From Woods to Wildflowers

"You know, minus the potholes, this road is actually in pretty good shape.”

Andy just looks at me sideways as the Subaru lunges over yet another hole, jostling both of us enough to click our teeth together. Hard. 

“I think you missed some fundamental principle of what makes a road 'good', Amanda.”

It’s the first 80 degree weekend in nine months, and these gorgeous days just happen to correspond with July fourth weekend. Insert grin here. 

Mount Hood Wilderness 
6.8 miles, 1500 feet elevation gain

Yesterday, with Andy still caged at work, I took off with the Rock-monster for a much needed solo trek. I had originally planned to hit up one of my favorite places high in the Mount Hood Wilderness, Cooper Spur, but after a bit of a rough morning got a later start than I wanted. As such, I made an impromptu detour to the Burnt Lake trail, which I hadn’t done in years. The road to the trailhead there, too, was riddled with potholes, enough to leave some serious modernist mud art on the sides of my car.

Burnt Lake trail

The trail was a sun-dappled walk through a verdant, layered forest. Giant, burned cedars, the bones of the old forest, stood like sentinels among vine maple, huckleberries, hemlock, Doug fir, ferns, bunchberry and devils club. Trillium and bleeding heart sprinkled among the greenery. And a few boggy sections choked with slide alder and devils club, where skunk cabbage with its yellow, lantern-like bloom, thrived.

still-life with trillium & bug

At 4100 feet elevation, Burnt Lake has only recently melted out, but even on the first of July, large snow drifts linger, some taller than me. There was no one else around. Just warm ground, a warm sun, and lunch on an alpine lakeshore.

dah boy

requisite Burnt Lake shot

I love watching the world wake up, in that transition time between the sleep of winter and the vibrance of summer.
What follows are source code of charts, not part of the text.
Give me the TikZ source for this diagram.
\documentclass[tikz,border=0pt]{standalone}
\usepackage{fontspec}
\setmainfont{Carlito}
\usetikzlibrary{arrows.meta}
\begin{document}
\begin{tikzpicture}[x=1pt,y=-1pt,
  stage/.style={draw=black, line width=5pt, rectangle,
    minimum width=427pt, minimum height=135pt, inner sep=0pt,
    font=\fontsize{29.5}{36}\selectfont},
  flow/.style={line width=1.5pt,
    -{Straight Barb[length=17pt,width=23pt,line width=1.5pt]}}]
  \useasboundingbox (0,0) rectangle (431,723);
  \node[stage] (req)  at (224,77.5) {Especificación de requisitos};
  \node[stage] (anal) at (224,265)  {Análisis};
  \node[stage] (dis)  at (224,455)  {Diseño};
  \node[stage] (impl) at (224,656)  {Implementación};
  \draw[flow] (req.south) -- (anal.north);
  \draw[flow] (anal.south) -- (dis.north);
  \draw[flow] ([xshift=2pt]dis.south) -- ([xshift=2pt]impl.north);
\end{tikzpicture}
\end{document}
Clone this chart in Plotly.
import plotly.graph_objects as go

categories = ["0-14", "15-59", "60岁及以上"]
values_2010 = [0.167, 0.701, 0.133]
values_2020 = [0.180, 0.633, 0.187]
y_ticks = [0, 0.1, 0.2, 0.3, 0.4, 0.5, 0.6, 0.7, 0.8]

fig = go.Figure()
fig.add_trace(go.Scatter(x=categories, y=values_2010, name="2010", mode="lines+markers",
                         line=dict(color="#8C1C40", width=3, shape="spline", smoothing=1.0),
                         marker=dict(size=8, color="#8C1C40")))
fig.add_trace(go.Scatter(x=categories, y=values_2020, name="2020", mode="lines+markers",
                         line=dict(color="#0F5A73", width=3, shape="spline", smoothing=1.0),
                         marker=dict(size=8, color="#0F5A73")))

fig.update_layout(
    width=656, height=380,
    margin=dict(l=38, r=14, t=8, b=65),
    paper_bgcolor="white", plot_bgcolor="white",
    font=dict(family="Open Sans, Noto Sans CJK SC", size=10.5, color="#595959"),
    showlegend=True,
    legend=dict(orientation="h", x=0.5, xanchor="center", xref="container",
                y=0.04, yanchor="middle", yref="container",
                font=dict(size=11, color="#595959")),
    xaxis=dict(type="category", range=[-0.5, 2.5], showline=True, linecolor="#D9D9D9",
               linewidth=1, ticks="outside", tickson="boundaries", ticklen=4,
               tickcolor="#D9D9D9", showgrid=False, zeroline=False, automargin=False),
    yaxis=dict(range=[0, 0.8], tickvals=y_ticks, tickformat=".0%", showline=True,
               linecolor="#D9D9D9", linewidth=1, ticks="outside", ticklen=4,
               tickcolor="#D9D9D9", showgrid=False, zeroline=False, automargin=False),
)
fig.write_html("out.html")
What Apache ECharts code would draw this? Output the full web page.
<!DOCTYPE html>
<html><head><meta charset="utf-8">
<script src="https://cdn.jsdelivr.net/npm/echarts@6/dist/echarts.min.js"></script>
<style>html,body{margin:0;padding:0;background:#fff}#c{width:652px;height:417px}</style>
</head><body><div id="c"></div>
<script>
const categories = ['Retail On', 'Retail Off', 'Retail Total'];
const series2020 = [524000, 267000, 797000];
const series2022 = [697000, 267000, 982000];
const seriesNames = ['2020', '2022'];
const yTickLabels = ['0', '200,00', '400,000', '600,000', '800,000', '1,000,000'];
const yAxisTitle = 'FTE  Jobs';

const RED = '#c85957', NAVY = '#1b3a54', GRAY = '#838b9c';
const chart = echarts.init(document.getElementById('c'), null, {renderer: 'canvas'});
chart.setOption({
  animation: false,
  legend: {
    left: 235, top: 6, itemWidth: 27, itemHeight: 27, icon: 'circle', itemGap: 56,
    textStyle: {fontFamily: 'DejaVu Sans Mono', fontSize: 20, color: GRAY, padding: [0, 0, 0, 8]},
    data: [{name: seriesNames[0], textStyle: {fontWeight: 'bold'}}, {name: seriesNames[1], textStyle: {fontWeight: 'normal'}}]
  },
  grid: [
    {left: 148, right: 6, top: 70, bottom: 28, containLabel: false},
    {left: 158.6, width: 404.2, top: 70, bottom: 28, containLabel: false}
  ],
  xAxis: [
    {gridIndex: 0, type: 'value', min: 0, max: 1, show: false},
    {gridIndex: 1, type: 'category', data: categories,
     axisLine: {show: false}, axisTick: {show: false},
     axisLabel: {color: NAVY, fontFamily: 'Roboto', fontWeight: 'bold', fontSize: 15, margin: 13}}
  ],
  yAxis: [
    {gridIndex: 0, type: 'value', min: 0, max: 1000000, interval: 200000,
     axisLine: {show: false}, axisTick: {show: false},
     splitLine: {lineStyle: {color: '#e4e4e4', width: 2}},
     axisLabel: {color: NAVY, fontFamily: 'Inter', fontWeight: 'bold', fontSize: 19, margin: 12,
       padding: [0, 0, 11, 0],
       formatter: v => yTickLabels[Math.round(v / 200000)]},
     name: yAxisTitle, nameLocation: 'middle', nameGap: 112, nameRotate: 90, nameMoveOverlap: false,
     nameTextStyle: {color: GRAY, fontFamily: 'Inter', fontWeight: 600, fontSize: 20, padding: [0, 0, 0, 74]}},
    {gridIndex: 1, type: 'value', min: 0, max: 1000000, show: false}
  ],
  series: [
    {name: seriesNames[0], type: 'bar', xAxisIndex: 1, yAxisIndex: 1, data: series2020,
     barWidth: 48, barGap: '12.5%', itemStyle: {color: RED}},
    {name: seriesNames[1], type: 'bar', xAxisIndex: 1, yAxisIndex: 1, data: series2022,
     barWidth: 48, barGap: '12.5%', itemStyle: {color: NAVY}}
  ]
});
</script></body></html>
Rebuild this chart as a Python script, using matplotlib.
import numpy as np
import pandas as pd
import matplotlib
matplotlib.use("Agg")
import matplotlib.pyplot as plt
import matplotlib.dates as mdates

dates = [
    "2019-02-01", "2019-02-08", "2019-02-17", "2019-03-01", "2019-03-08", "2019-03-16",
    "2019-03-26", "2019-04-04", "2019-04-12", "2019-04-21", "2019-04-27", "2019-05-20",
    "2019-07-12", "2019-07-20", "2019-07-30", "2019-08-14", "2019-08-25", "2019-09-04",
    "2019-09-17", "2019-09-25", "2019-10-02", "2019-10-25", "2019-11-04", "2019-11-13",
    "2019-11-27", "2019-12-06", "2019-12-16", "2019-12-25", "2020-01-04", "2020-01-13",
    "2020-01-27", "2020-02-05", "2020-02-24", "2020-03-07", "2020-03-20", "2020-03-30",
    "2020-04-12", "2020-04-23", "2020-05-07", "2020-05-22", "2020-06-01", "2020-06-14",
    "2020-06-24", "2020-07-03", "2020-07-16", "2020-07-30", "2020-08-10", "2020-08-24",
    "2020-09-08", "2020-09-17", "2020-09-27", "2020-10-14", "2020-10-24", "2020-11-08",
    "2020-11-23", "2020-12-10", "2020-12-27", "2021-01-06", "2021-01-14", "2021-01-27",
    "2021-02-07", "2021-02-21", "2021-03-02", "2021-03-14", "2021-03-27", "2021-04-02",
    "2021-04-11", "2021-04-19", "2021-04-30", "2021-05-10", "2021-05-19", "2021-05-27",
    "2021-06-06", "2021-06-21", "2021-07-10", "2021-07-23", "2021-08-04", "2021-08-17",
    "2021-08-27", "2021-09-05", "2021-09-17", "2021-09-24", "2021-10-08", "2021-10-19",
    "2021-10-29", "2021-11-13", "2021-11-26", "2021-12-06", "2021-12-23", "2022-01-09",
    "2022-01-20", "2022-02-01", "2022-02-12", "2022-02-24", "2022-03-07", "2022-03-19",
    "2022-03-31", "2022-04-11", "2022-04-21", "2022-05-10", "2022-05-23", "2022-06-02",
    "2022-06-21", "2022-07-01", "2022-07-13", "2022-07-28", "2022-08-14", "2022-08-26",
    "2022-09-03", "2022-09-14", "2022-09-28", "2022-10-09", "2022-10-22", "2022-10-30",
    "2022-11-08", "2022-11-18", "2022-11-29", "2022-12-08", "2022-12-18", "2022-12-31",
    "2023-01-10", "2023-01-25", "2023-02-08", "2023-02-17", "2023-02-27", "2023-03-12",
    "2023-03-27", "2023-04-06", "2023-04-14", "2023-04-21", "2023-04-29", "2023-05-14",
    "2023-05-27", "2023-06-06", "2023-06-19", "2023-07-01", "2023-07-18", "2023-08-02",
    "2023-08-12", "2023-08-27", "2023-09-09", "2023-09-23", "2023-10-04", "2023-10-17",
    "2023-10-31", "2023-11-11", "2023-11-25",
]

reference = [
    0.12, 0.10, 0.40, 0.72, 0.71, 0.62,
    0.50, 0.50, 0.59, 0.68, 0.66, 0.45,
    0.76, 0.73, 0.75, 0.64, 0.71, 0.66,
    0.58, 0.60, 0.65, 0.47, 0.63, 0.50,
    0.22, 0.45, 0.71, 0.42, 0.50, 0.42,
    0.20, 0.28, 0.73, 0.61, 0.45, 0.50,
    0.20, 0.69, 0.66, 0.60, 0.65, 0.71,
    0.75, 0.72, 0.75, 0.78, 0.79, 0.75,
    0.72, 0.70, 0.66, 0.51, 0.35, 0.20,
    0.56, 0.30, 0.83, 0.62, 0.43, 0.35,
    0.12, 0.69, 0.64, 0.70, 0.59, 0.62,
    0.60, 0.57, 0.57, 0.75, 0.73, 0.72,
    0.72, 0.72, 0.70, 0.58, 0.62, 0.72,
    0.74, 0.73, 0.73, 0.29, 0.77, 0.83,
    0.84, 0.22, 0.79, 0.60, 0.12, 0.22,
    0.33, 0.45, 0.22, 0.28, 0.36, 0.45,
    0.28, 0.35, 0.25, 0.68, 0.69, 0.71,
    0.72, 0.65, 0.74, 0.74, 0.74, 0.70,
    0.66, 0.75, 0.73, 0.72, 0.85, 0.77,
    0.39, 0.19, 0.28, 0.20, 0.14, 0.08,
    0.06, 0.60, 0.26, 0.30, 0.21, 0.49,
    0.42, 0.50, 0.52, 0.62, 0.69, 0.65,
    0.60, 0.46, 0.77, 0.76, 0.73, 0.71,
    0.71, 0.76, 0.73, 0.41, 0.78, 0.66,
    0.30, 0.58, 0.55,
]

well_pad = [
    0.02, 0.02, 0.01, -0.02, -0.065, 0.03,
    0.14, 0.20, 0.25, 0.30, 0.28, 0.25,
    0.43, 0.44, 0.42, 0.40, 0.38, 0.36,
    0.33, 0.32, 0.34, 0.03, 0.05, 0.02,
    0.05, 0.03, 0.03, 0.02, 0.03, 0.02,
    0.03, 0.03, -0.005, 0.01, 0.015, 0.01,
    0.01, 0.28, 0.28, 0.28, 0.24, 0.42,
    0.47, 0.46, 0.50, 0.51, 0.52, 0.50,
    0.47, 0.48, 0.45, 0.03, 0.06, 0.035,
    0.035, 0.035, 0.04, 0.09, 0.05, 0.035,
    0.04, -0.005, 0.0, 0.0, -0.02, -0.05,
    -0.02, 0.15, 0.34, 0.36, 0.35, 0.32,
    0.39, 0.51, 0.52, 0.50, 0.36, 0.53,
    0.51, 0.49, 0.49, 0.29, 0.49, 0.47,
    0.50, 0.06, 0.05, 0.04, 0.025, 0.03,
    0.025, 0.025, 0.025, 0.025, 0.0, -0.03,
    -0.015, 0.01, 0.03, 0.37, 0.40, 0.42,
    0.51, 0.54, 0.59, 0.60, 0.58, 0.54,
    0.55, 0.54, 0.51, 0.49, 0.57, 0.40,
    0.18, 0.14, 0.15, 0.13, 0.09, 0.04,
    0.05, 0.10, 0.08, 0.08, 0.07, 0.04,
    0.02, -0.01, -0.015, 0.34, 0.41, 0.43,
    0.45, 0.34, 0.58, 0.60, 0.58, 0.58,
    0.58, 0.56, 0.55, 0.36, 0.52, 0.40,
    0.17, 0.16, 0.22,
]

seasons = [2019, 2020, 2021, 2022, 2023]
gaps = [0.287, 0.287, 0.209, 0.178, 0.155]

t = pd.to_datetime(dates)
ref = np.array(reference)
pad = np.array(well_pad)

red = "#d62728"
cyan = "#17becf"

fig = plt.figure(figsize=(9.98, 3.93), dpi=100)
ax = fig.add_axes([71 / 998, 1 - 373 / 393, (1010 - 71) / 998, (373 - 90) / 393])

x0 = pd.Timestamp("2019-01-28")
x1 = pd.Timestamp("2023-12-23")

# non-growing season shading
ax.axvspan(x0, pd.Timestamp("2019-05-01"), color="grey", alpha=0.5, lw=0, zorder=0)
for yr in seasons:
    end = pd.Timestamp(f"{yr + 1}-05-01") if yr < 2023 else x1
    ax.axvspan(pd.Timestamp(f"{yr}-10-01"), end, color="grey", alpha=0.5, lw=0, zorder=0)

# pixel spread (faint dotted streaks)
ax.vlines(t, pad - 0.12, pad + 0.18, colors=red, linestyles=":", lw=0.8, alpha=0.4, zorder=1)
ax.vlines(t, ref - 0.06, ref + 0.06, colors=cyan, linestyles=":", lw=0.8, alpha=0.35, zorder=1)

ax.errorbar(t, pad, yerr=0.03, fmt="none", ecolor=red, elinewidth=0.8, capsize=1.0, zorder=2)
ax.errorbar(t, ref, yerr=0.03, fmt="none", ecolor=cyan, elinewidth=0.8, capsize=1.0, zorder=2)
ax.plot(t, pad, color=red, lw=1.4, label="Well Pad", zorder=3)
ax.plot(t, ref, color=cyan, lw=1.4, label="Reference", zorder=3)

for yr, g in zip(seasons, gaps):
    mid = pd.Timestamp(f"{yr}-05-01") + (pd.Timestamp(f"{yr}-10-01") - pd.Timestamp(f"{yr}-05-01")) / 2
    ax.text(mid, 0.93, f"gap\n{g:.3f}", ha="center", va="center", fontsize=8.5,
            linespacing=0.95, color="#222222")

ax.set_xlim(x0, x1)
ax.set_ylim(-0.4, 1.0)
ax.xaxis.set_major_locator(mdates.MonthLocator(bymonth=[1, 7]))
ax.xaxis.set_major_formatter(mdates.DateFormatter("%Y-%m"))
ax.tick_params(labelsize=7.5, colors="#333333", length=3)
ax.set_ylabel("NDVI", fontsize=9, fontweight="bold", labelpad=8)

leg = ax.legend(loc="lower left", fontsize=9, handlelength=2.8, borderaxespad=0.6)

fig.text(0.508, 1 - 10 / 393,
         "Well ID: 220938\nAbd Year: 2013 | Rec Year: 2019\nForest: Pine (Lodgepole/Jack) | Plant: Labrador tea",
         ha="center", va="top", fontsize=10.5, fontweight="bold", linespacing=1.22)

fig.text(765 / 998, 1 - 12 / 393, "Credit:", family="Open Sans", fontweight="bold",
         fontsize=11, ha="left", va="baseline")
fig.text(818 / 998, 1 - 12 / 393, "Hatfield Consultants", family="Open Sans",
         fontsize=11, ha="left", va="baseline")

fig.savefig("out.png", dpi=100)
Columbia River Gorge, Wind River Recreation Area
4.4 miles, 1200 feet elevation gain

The first true day of the holiday weekend. We puttered about the house, halfheartedly attempting needed house chores before deciding to throw in the towel and enjoy the day. Nothing too long, since it was early afternoon already and nothing too difficult since we still had plans for a Helens backpack/climb on Monday and Tuesday. Just a sunny, warm leg-stretcher on a glorious day, and hopefully not too mobbed with holiday crowds.

I picked Grassy Knoll out of hat. Basically stuck my finger in a guide book from the library and said, let’s go there. Which leads us to the road reference above. Still, Bear Creek Road and later, Forest Service road 68, aren’t the worst roads we’ve been on. I’m going to currently leave that honor to the road leading to Breitenbush Lake from the Ollalie Lake area. That is a rip-your-oil pan-out-with-glee road. 

At the trailhead, Andy discovered that in his search for his hat, he had left his hiking boots at home. Since he’s stubborn, he hiked in these:

basically house slippers at this point

The first 1.2 miles of the Grassy Knoll trail provided a decent workout on steeper pitches than I anticipated. The reward beyond is to travel at a rolling pace amongst lovely rock gardens and meadows with sweeping views of Mount Adams, Big Lava Bed plain, Mount Hood and the Columbia River gorge.

From atop Grassy Knoll itself, the foundation stones of an old lookout tower are all that remain in a garden of flowers: phlox, sedum, balsamroot, lupine and indian paintbrush.

We could have continued on, rambling on through the myriad flowers and meadows over the ridgeline, all the way to Big Huckleberry Mountain. It was tempting, but it was already getting late, that glorious afternoon sun backlighting the meadows in a spectacular fashion.